* _Task_: Extract the lines of the material below, beginning with the first and ending with the line that holds "import pandas as pd". Skip every picture.

Given records start

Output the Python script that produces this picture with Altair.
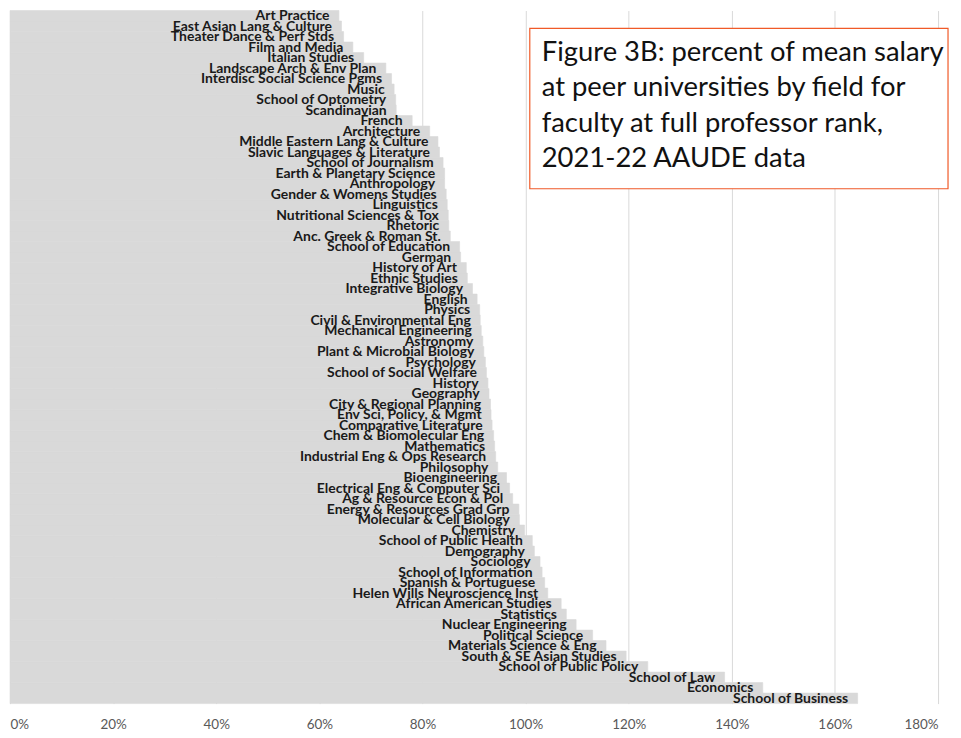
import altair as alt
import pandas as pd

fields = [
    "Art Practice", "East Asian Lang & Culture", "Theater Dance & Perf Stds", "Film and Media",
    "Italian Studies", "Landscape Arch & Env Plan", "Interdisc Social Science Pgms", "Music",
    "School of Optometry", "Scandinavian", "French", "Architecture",
    "Middle Eastern Lang & Culture", "Slavic Languages & Literature", "School of Journalism",
    "Earth & Planetary Science", "Anthropology", "Gender & Womens Studies", "Linguistics",
    "Nutritional Sciences & Tox", "Rhetoric", "Anc. Greek & Roman St.", "School of Education",
    "German", "History of Art", "Ethnic Studies", "Integrative Biology", "English", "Physics",
    "Civil & Environmental Eng", "Mechanical Engineering", "Astronomy", "Plant & Microbial Biology",
    "Psychology", "School of Social Welfare", "History", "Geography", "City & Regional Planning",
    "Env Sci, Policy, & Mgmt", "Comparative Literature", "Chem & Biomolecular Eng", "Mathematics",
    "Industrial Eng & Ops Research", "Philosophy", "Bioengineering", "Electrical Eng & Computer Sci",
    "Ag & Resource Econ & Pol", "Energy & Resources Grad Grp", "Molecular & Cell Biology",
    "Chemistry", "School of Public Health", "Demography", "Sociology", "School of Information",
    "Spanish & Portuguese", "Helen Wills Neuroscience Inst", "African American Studies",
    "Statistics", "Nuclear Engineering", "Political Science", "Materials Science & Eng",
    "South & SE Asian Studies", "School of Public Policy", "School of Law", "Economics",
    "School of Business",
]

pct = [
    63.8, 64.3, 64.7, 66.5, 68.6, 72.9, 74.0, 74.5, 74.8, 74.9, 78.0, 81.4,
    83.0, 83.3, 84.0, 84.3, 84.3, 84.6, 84.8, 85.0, 85.1, 85.4, 87.2, 87.4,
    88.5, 88.7, 89.7, 90.6, 91.1, 91.2, 91.4, 91.7, 91.9, 92.2, 92.4, 92.7,
    92.9, 93.2, 93.3, 93.5, 93.8, 94.0, 94.2, 94.6, 96.3, 96.9, 97.5, 98.7,
    98.8, 99.8, 101.3, 101.7, 102.8, 103.2, 103.7, 104.3, 106.9, 107.9,
    109.8, 113.0, 115.6, 119.5, 123.7, 138.6, 146.0, 164.4,
]

title_lines = [
    "Figure 3B: percent of mean salary",
    "at peer universities by field for",
    "faculty at full professor rank,",
    "2021-22 AAUDE data",
]

df = pd.DataFrame({"field": fields, "pct": pct})

W, H = 932, 696

x_scale = alt.Scale(domain=[0, 180], nice=False, zero=True)
y_enc = alt.Y("field:N", sort=None, axis=None,
              scale=alt.Scale(paddingInner=0, paddingOuter=0))

bars = alt.Chart(df).mark_bar(color="#d9d9d9", stroke="#d9d9d9", strokeWidth=0.6).encode(
    x=alt.X("pct:Q", scale=x_scale,
            axis=alt.Axis(values=list(range(0, 181, 20)),
                          labelExpr="datum.value + '%'",
                          grid=True, gridColor="#d9d9d9", gridWidth=1,
                          domain=False, ticks=False, labelPadding=14,
                          labelFont="Lato", labelFontSize=13.5, labelColor="#595959",
                          title=None)),
    y=y_enc,
)

labels = alt.Chart(df).mark_text(
    align="right", baseline="middle", dx=-9.5, dy=0.5, font="Lato", fontWeight="bold",
    fontSize=14, color="#1a1a1a"
).encode(
    x=alt.X("pct:Q", scale=x_scale),
    y=y_enc,
    text="field:N",
)

box = alt.Chart(pd.DataFrame({"a": [0]})).mark_rect(
    fill="white", stroke="#f05a28", strokeWidth=1.2
).encode(
    x=alt.value(522), x2=alt.value(942), y=alt.value(18), y2=alt.value(179)
)

tdf = pd.DataFrame({"line": title_lines, "i": list(range(len(title_lines)))})
title_text = alt.Chart(tdf).mark_text(
    align="left", baseline="middle", font="Lato", fontSize=27.5, color="#111111"
).encode(
    x=alt.value(534),
    y=alt.Y("i:O", axis=None, scale=alt.Scale(range=[43, 149], padding=0)),
    text="line:N",
)

chart = alt.layer(bars, labels, box, title_text).resolve_scale(y="independent").properties(
    width=W, height=H,
    autosize=alt.AutoSizeParams(type="none"),
    padding={"left": 2, "top": 1, "right": 15, "bottom": 30},
).configure_view(stroke=None)

chart.save("out.html", embed_options={"renderer": "svg", "actions": False})
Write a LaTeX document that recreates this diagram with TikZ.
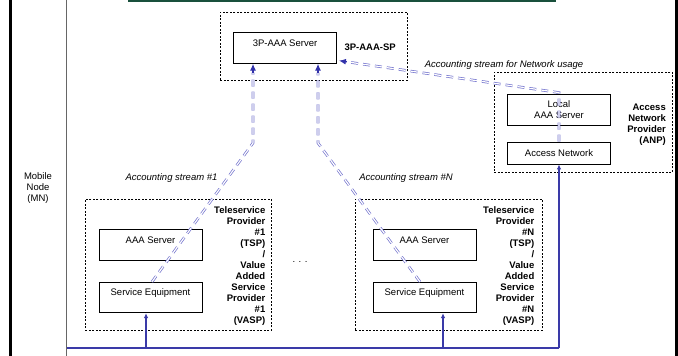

Given records end

* _Solution to this problem_:
Output the Python script that produces this picture with Altair.
import altair as alt
import pandas as pd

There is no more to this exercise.